• _GIVEN MATERIAL_:
━━━━━━━━

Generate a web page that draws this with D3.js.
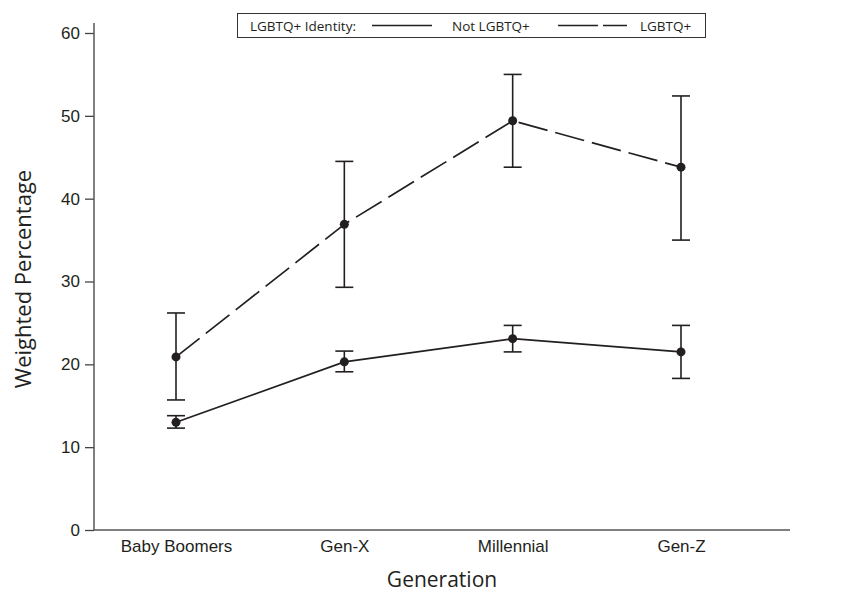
<!DOCTYPE html>
<html>
<head>
<meta charset="utf-8">
<script src="https://cdn.jsdelivr.net/npm/d3@7"></script>
<style>
  body { margin: 0; background: #fff; }
  svg { font-family: "Open Sans", sans-serif; }
</style>
</head>
<body>
<div id="chart"></div>
<script>
// chart size - same as the window
var width = 845,
    height = 599;

// data
var generations = ["Baby Boomers", "Gen-X", "Millennial", "Gen-Z"];
var notLgbtq = [13.0, 20.3, 23.1, 21.5];
var notLgbtqLow = [12.3, 19.1, 21.5, 18.3];
var notLgbtqHigh = [13.8, 21.6, 24.7, 24.7];
var lgbtq = [20.9, 36.9, 49.4, 43.8];
var lgbtqLow = [15.7, 29.3, 43.8, 35.0];
var lgbtqHigh = [26.2, 44.5, 55.0, 52.4];
var yTicks = [0, 10, 20, 30, 40, 50, 60];

var series = [
  { name: "Not LGBTQ+", values: notLgbtq, low: notLgbtqLow, high: notLgbtqHigh, dash: null },
  { name: "LGBTQ+", values: lgbtq, low: lgbtqLow, high: lgbtqHigh, dash: "30,8" }
];

var axisX = 94, axisBottom = 530;
var ink = "#231f20";

var svg = d3.select("#chart")
  .append("svg")
  .attr("width", width)
  .attr("height", height);

var x = d3.scalePoint()
  .domain(generations)
  .range([176, 681]);

var y = d3.scaleLinear()
  .domain([0, 60])
  .range([axisBottom, 33]);

// y axis
var yAxis = svg.append("g")
  .attr("transform", "translate(" + axisX + ",0)")
  .call(d3.axisLeft(y).tickValues(yTicks).tickSize(9).tickSizeOuter(0).tickPadding(5));
yAxis.select(".domain").remove();
yAxis.selectAll("line").attr("stroke", "#444").attr("stroke-width", 1.3);
yAxis.selectAll("text").attr("font-size", 17).attr("fill", ink);
svg.append("line")
  .attr("x1", axisX).attr("x2", axisX)
  .attr("y1", 23).attr("y2", axisBottom)
  .attr("stroke", "#555").attr("stroke-width", 1.5);

// x axis - no tick marks
var xAxis = svg.append("g")
  .attr("transform", "translate(0," + axisBottom + ")")
  .call(d3.axisBottom(x).tickSize(0).tickPadding(10));
xAxis.select(".domain").remove();
xAxis.selectAll("text").attr("font-size", 17).attr("fill", ink);
svg.append("line")
  .attr("x1", axisX).attr("x2", 790)
  .attr("y1", axisBottom).attr("y2", axisBottom)
  .attr("stroke", "#555").attr("stroke-width", 1.5);

// axis titles
svg.append("text")
  .attr("x", 442).attr("y", 587)
  .attr("text-anchor", "middle")
  .attr("font-size", 21).attr("fill", ink)
  .text("Generation");
svg.append("text")
  .attr("transform", "translate(31,279) rotate(-90)")
  .attr("text-anchor", "middle")
  .attr("font-size", 22).attr("fill", ink)
  .text("Weighted Percentage");

var line = d3.line()
  .x(function(d, i) { return x(generations[i]); })
  .y(function(d) { return y(d); });

series.forEach(function(s) {
  svg.append("path")
    .datum(s.values)
    .attr("d", line)
    .attr("fill", "none")
    .attr("stroke", ink)
    .attr("stroke-width", 1.7)
    .attr("stroke-dasharray", s.dash);

  var bars = svg.append("g").selectAll("g")
    .data(generations)
    .enter().append("g")
    .attr("stroke", ink)
    .attr("stroke-width", 1.6);
  bars.append("line")
    .attr("x1", function(d) { return x(d); })
    .attr("x2", function(d) { return x(d); })
    .attr("y1", function(d, i) { return y(s.low[i]); })
    .attr("y2", function(d, i) { return y(s.high[i]); });
  bars.append("line")
    .attr("x1", function(d) { return x(d) - 9; })
    .attr("x2", function(d) { return x(d) + 9; })
    .attr("y1", function(d, i) { return y(s.low[i]); })
    .attr("y2", function(d, i) { return y(s.low[i]); });
  bars.append("line")
    .attr("x1", function(d) { return x(d) - 9; })
    .attr("x2", function(d) { return x(d) + 9; })
    .attr("y1", function(d, i) { return y(s.high[i]); })
    .attr("y2", function(d, i) { return y(s.high[i]); });

  svg.append("g").selectAll("circle")
    .data(s.values)
    .enter().append("circle")
    .attr("cx", function(d, i) { return x(generations[i]); })
    .attr("cy", function(d) { return y(d); })
    .attr("r", 4.5)
    .attr("fill", ink);
});

// legend box at the top
var legend = svg.append("g");
legend.append("rect")
  .attr("x", 237.5).attr("y", 13.5)
  .attr("width", 468).attr("height", 24)
  .attr("fill", "#fff").attr("stroke", "#333").attr("stroke-width", 1);
legend.append("text")
  .attr("x", 250).attr("y", 30.5)
  .attr("font-size", 13.5).attr("fill", ink)
  .text("LGBTQ+ Identity:");
legend.append("line")
  .attr("x1", 372).attr("x2", 432).attr("y1", 25.5).attr("y2", 25.5)
  .attr("stroke", ink).attr("stroke-width", 1.5);
legend.append("text")
  .attr("x", 452).attr("y", 30.5)
  .attr("font-size", 13.5).attr("fill", ink)
  .text("Not LGBTQ+");
legend.append("line")
  .attr("x1", 558).attr("x2", 627).attr("y1", 25.5).attr("y2", 25.5)
  .attr("stroke", ink).attr("stroke-width", 1.5)
  .attr("stroke-dasharray", "40,5");
legend.append("text")
  .attr("x", 640).attr("y", 30.5)
  .attr("font-size", 13.5).attr("fill", ink)
  .text("LGBTQ+");
</script>
</body>
</html>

━━━━━━━━

• _WHAT IS EXPECTED_: Reproduce all of the data exactly; the pictures do not belong in the copy.

• _THE SOLUTION_:
Generate a web page that draws this with D3.js.
<!DOCTYPE html>
<html>
<head>
<meta charset="utf-8">
<script src="https://cdn.jsdelivr.net/npm/d3@7"></script>
<style>
  body { margin: 0; background: #fff; }
  svg { font-family: "Open Sans", sans-serif; }
</style>
</head>
<body>
<div id="chart"></div>
<script>
// chart size - same as the window
var width = 845,
    height = 599;

// data
var generations = ["Baby Boomers", "Gen-X", "Millennial", "Gen-Z"];
var notLgbtq = [13.0, 20.3, 23.1, 21.5];
var notLgbtqLow = [12.3, 19.1, 21.5, 18.3];
var notLgbtqHigh = [13.8, 21.6, 24.7, 24.7];
var lgbtq = [20.9, 36.9, 49.4, 43.8];
var lgbtqLow = [15.7, 29.3, 43.8, 35.0];
var lgbtqHigh = [26.2, 44.5, 55.0, 52.4];
var yTicks = [0, 10, 20, 30, 40, 50, 60];

var series = [
  { name: "Not LGBTQ+", values: notLgbtq, low: notLgbtqLow, high: notLgbtqHigh, dash: null },
  { name: "LGBTQ+", values: lgbtq, low: lgbtqLow, high: lgbtqHigh, dash: "30,8" }
];

var axisX = 94, axisBottom = 530;
var ink = "#231f20";

var svg = d3.select("#chart")
  .append("svg")
  .attr("width", width)
  .attr("height", height);

var x = d3.scalePoint()
  .domain(generations)
  .range([176, 681]);

var y = d3.scaleLinear()
  .domain([0, 60])
  .range([axisBottom, 33]);

// y axis
var yAxis = svg.append("g")
  .attr("transform", "translate(" + axisX + ",0)")
  .call(d3.axisLeft(y).tickValues(yTicks).tickSize(9).tickSizeOuter(0).tickPadding(5));
yAxis.select(".domain").remove();
yAxis.selectAll("line").attr("stroke", "#444").attr("stroke-width", 1.3);
yAxis.selectAll("text").attr("font-size", 17).attr("fill", ink);
svg.append("line")
  .attr("x1", axisX).attr("x2", axisX)
  .attr("y1", 23).attr("y2", axisBottom)
  .attr("stroke", "#555").attr("stroke-width", 1.5);

// x axis - no tick marks
var xAxis = svg.append("g")
  .attr("transform", "translate(0," + axisBottom + ")")
  .call(d3.axisBottom(x).tickSize(0).tickPadding(10));
xAxis.select(".domain").remove();
xAxis.selectAll("text").attr("font-size", 17).attr("fill", ink);
svg.append("line")
  .attr("x1", axisX).attr("x2", 790)
  .attr("y1", axisBottom).attr("y2", axisBottom)
  .attr("stroke", "#555").attr("stroke-width", 1.5);

// axis titles
svg.append("text")
  .attr("x", 442).attr("y", 587)
  .attr("text-anchor", "middle")
  .attr("font-size", 21).attr("fill", ink)
  .text("Generation");
svg.append("text")
  .attr("transform", "translate(31,279) rotate(-90)")
  .attr("text-anchor", "middle")
  .attr("font-size", 22).attr("fill", ink)
  .text("Weighted Percentage");

var line = d3.line()
  .x(function(d, i) { return x(generations[i]); })
  .y(function(d) { return y(d); });

series.forEach(function(s) {
  svg.append("path")
    .datum(s.values)
    .attr("d", line)
    .attr("fill", "none")
    .attr("stroke", ink)
    .attr("stroke-width", 1.7)
    .attr("stroke-dasharray", s.dash);

  var bars = svg.append("g").selectAll("g")
    .data(generations)
    .enter().append("g")
    .attr("stroke", ink)
    .attr("stroke-width", 1.6);
  bars.append("line")
    .attr("x1", function(d) { return x(d); })
    .attr("x2", function(d) { return x(d); })
    .attr("y1", function(d, i) { return y(s.low[i]); })
    .attr("y2", function(d, i) { return y(s.high[i]); });
  bars.append("line")
    .attr("x1", function(d) { return x(d) - 9; })
    .attr("x2", function(d) { return x(d) + 9; })
    .attr("y1", function(d, i) { return y(s.low[i]); })
    .attr("y2", function(d, i) { return y(s.low[i]); });
  bars.append("line")
    .attr("x1", function(d) { return x(d) - 9; })
    .attr("x2", function(d) { return x(d) + 9; })
    .attr("y1", function(d, i) { return y(s.high[i]); })
    .attr("y2", function(d, i) { return y(s.high[i]); });

  svg.append("g").selectAll("circle")
    .data(s.values)
    .enter().append("circle")
    .attr("cx", function(d, i) { return x(generations[i]); })
    .attr("cy", function(d) { return y(d); })
    .attr("r", 4.5)
    .attr("fill", ink);
});

// legend box at the top
var legend = svg.append("g");
legend.append("rect")
  .attr("x", 237.5).attr("y", 13.5)
  .attr("width", 468).attr("height", 24)
  .attr("fill", "#fff").attr("stroke", "#333").attr("stroke-width", 1);
legend.append("text")
  .attr("x", 250).attr("y", 30.5)
  .attr("font-size", 13.5).attr("fill", ink)
  .text("LGBTQ+ Identity:");
legend.append("line")
  .attr("x1", 372).attr("x2", 432).attr("y1", 25.5).attr("y2", 25.5)
  .attr("stroke", ink).attr("stroke-width", 1.5);
legend.append("text")
  .attr("x", 452).attr("y", 30.5)
  .attr("font-size", 13.5).attr("fill", ink)
  .text("Not LGBTQ+");
legend.append("line")
  .attr("x1", 558).attr("x2", 627).attr("y1", 25.5).attr("y2", 25.5)
  .attr("stroke", ink).attr("stroke-width", 1.5)
  .attr("stroke-dasharray", "40,5");
legend.append("text")
  .attr("x", 640).attr("y", 30.5)
  .attr("font-size", 13.5).attr("fill", ink)
  .text("LGBTQ+");
</script>
</body>
</html>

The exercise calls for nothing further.